Millennials are an entirely different beast. They have different needs and expectations in the workplace. So instead of guessing what’s on their workplace wish list, we asked them.
Respect Their Time
Time and time again, the term flexibility keeps getting associated with millennials. In fact, a study by Viacom pointed out that 81% believe they should make their own hours at work.
Brandon Seymour from Beymour Consulting explains, “As a millennial, I put a high value on flexibility. I've never been a fan of the strict nine-to-five workday. Some days I come in early, some days I come in late, some days I leave early, and some days I leave late. Ultimately, productivity is all that matters. If I'm getting my work done and meeting — while hopefully exceeding — my employers' expectations, then in and out times shouldn't be so much of a concern, especially for salaried positions. I think that in and out times are necessary to establish structure in the workplace, and they should be adhered to within reason.
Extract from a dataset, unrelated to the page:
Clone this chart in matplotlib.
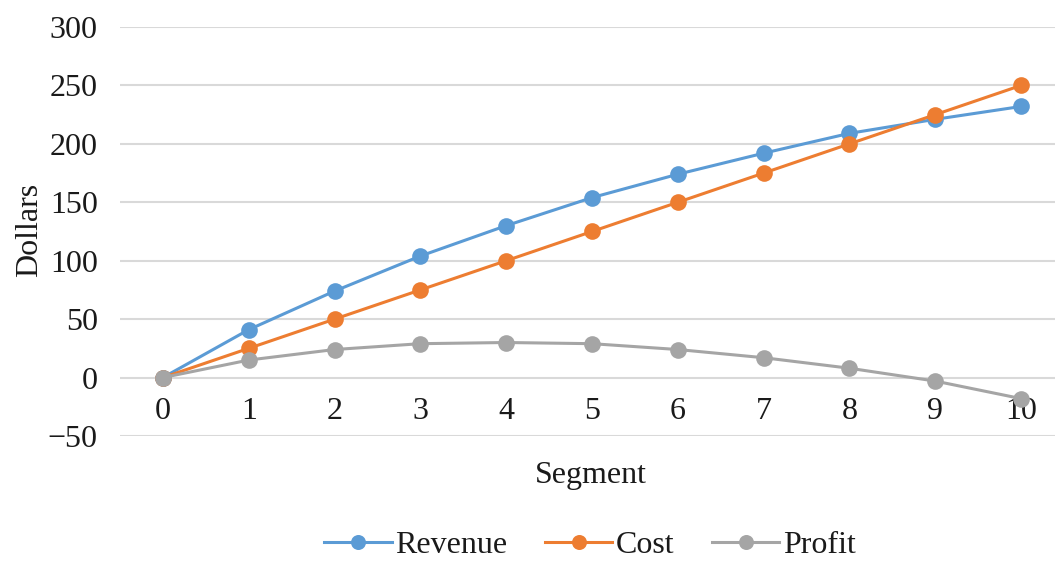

But in my opinion, companies should offer more wiggle room for employees.”
Kat Haselkorn, New Media Manager at Go Fish Digital, says “I want bosses who respect my time and understand that I'm mature enough and responsible enough to get things done without anyone breathing down my neck.“
So give millennials some space. They might be young, but they’re an ambitious group, and they’ll get the job done.
John Jersin, CEO and Founder of Connectifier, believes that there’s a blurred line between professional and private life for this generation. “I am a millennial and I employ over a dozen other millennials, but I've worked with plenty of people in older generations now and before. There's no hard line between age groups, but the trend seems to be that more millennials expect a dynamic work environment where changes are made swiftly, but the people making changes are open to feedback from the team.
“Whereas some older coworkers at previous companies drew a firmer line between their professional and social lives, millennials more often take their work home by default and, perhaps more strikingly, take their social lives to work. That is to say, people don't just expect to make friends at work; they expect social activities to take place at work. Whether it's offsite events, team lunches, or happy hours in the office, the workplace isn't just for work anymore. Younger people really expect to have fun in the office and to be on call at home. Overall, this seems to bring about a better sense of balance; humans work better when they are constantly engaged both professionally and socially as opposed to segregating their fulfillment of different needs into separate time slots.“
Another great difference between this generation and those previous is that there are certain expectations for communication styles.
Marketing Technologist at SEOcial Orun Bhuiyan tell us, “I'd rather be told all the details up front than receive fragmented communication.”
Jan Kreuzer, Marketing Director at Vanaia, says, “As a millennial, I want leaders at my workplace to understand that things have dramatically changed since they were rookies. That means admitting to oneself that the decades of experiences do not necessarily equal better understanding of the current state of our exponentially developing world. Now this is where we, the millennials, come in as the natives to this environment. A good leader will recognize their flaws and realize that without the millennials, the business will eventually become irrelevant. To tap into the value of millennials, a good leader will have to have a professional but laid-back managerial approach, a clear but nonauthoritarian communicational style, friendly and supportive relations, and, honestly, nerves of steel.“
There’s no avoiding millennials in the workplace. Sure, they have expectations that you’re not used to, but in the end, these expectations can actually improve the work environment. Flexibility, work-life balance, clear communication — who doesn’t want that?